1. Write relevant copy. Your copy should tell potential customers who you are, what you do and how to contact you. Most importantly, you need to have a call to action. People want to build relationships with their favorite brands, whether the brand is a large multinational corporation or a small local shop. But, they won’t do this on their own; you have to prompt them to act.
- What’s your story? Give your customers a glimpse behind the curtain. Offer an entertaining anecdote about how the business started, and explain your mission statement. Not only will this familiarize your customers with your brand, it’ll also help you to find your tribe—your legion of loyal advocates who will drive the success of your business.
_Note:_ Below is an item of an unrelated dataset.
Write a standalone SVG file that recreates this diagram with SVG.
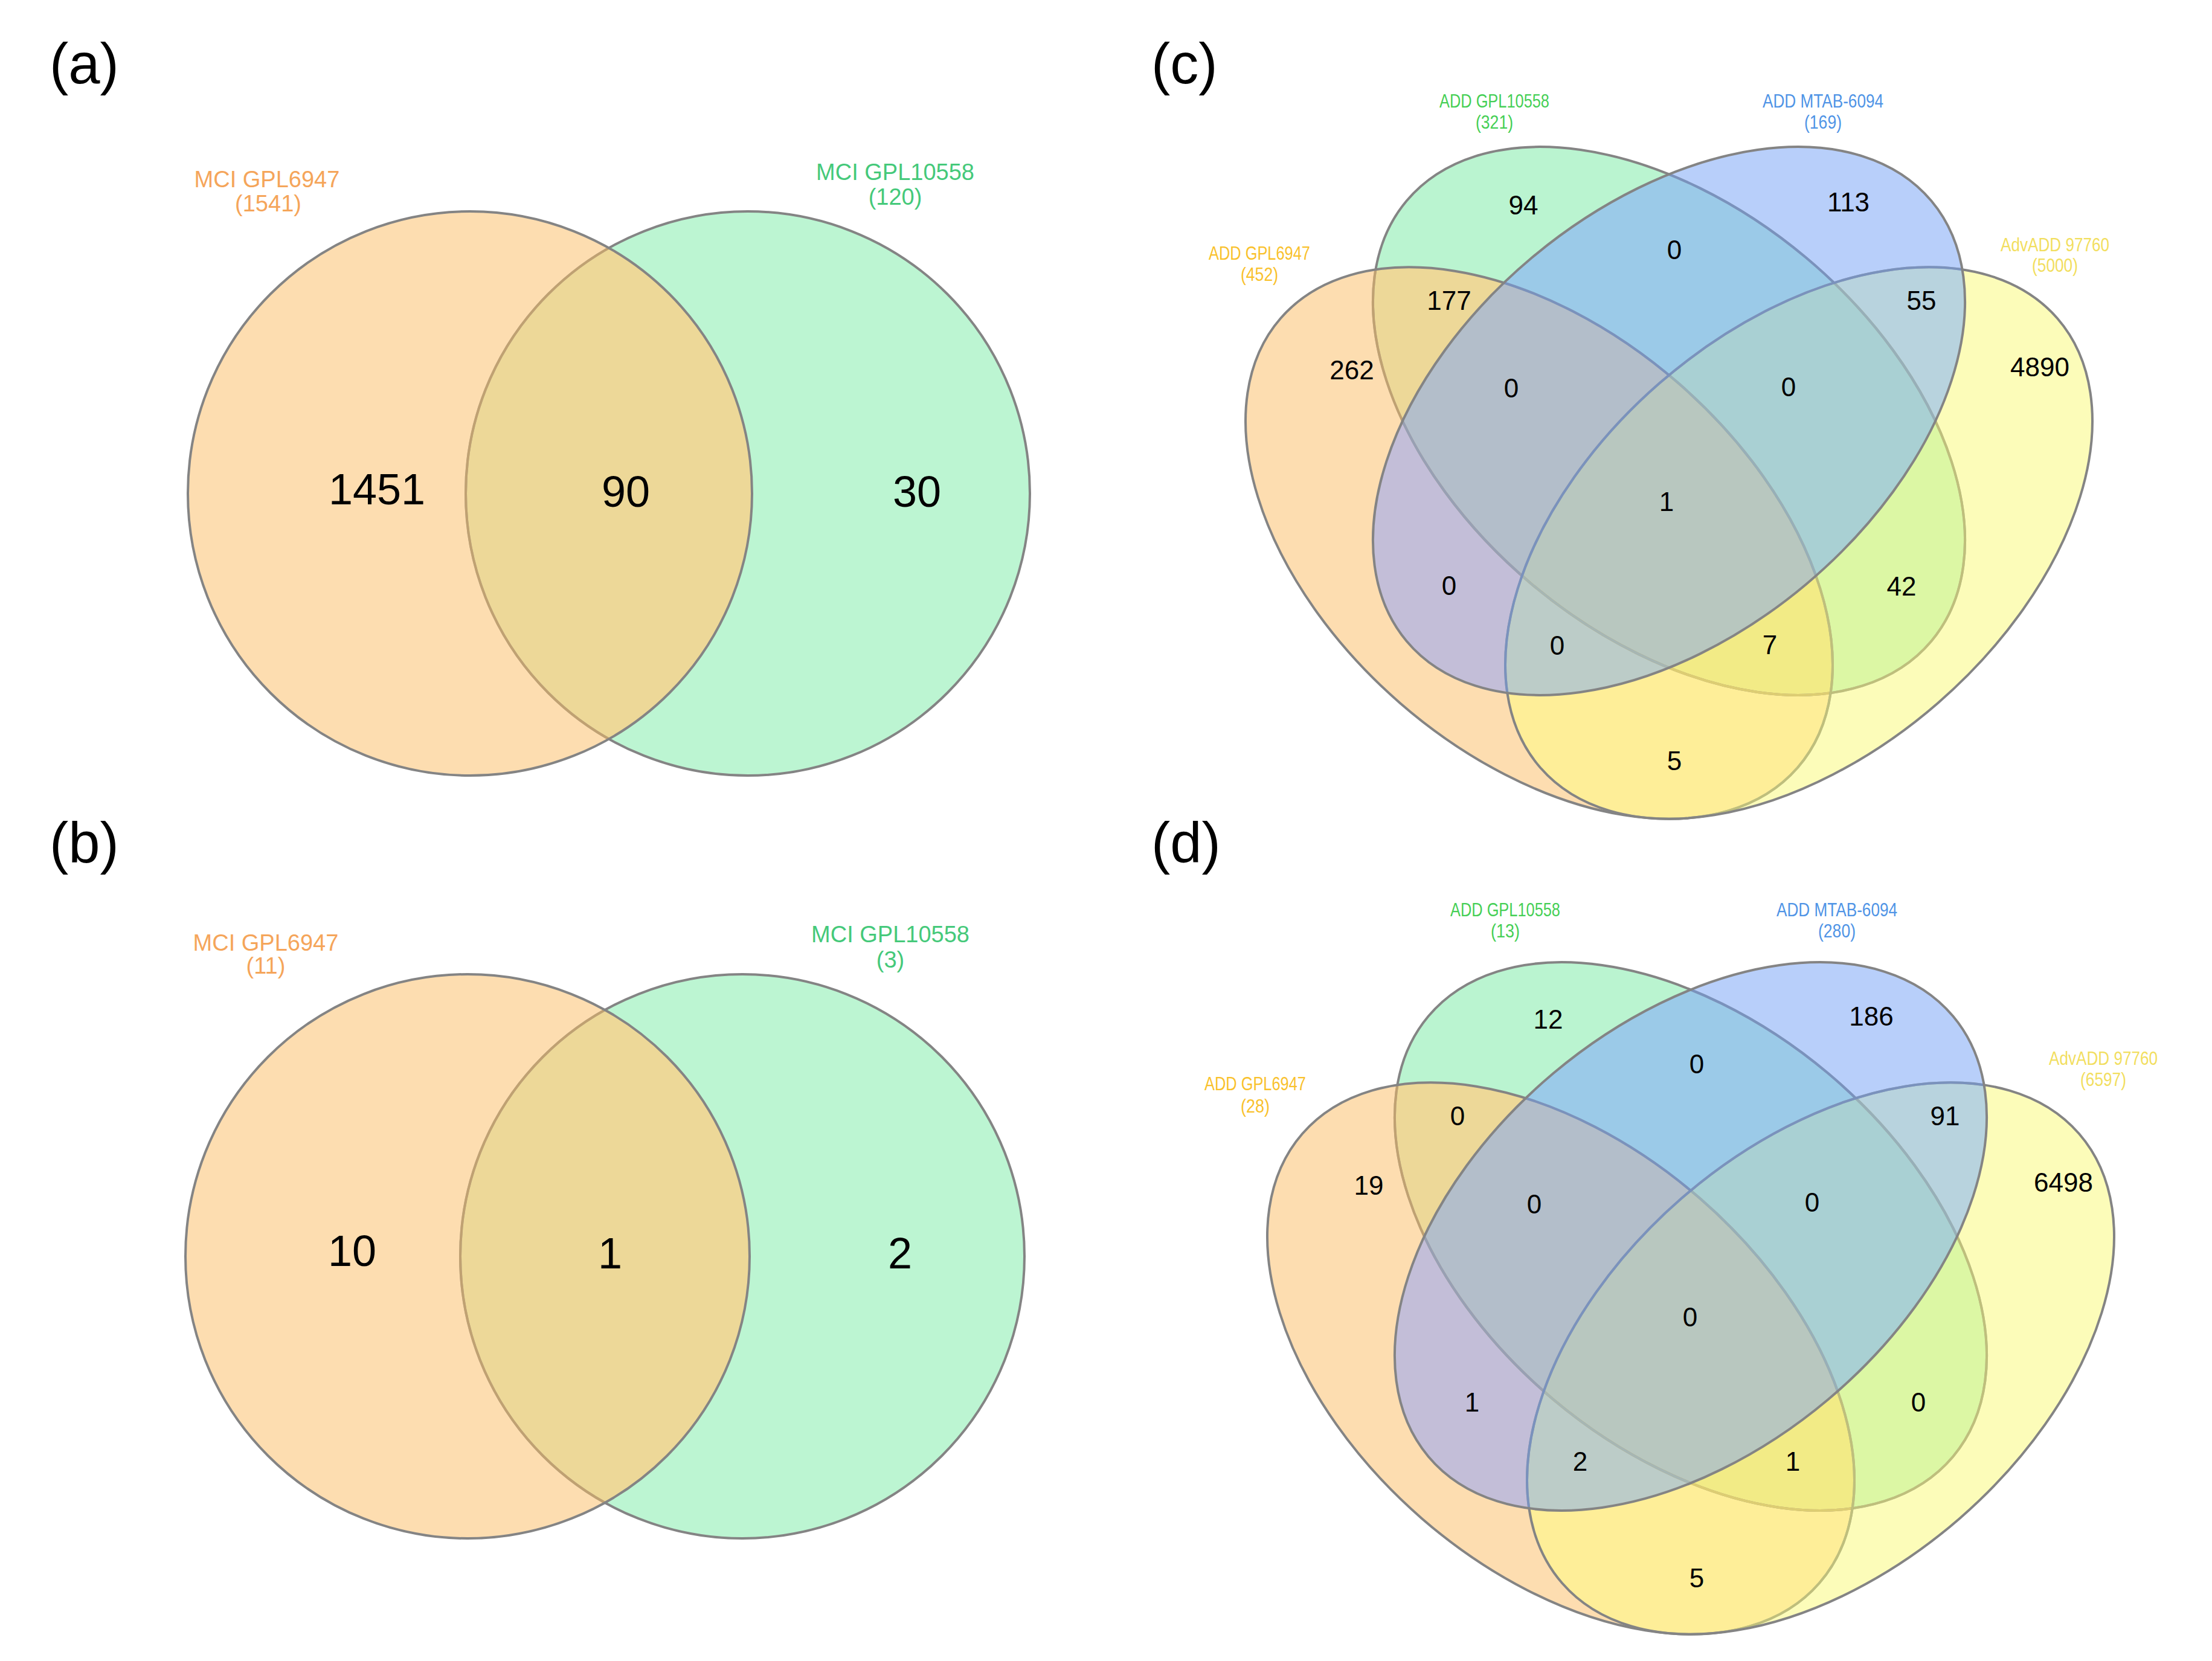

- What do you do? An overview of the services that you offer, and how they differ from the competition, will give your customers an idea of what to expect from your company.
- Contact information. Your customers want to know how to get in touch with you. Including an email address, phone number and links to the brand’s social media pages are all essential. It’s also helpful to include links to the company founder’s or CEO’s social media pages. After all, they’re often the face of the brand and embody what the company stands for.
- A call to action. What do you want your customers to do after reading your website? A strong call to action will encourage your customers to patronize your business.
2. Keep it positive. Your webpage is your opportunity to establish your brand’s key messaging, and explain what sets you apart from the competition. However, this isn’t the place to attack the competition. Your page is about your company, not about your competition’s shortcomings. Remember, the customer service you provide is what sets you apart from your competition. Strive to offer high quality service every time and the difference will speak for itself.
3. Keep it factual. Defamation is serious business, whether you’re talking smack about a person or a company. While the 1st amendment allows us the right to free speech, we not free to make libelous comments that will damage the reputation of another person or entity. Making bold negative statements about another company—competitor or not—can land you in legal hot water. It also makes you look desperate. Don’t do it—it’s lame, desperate and puts your brand in a negative light.
4. Check for typos. Never underestimate the power of proofreading. While many people will overlook a typo or two, they may stop reading if your copy is full of them. Typos not only make your content difficult to read, they also impair the effectiveness of your brand’s overall messaging. While it’s helpful to hire an editor to proof and finesse your content before it goes live, if you’re just starting out or short on funds, have a friend take a look at your copy. Not only can they point out any egregious mistakes, they can also give you feedback on your overall messaging.
5. Check your links. Before you push your site live, always, always, ALWAYS check your links. Your potential customers are web savvy and will click out of your site if your links don’t go where they’re supposed to.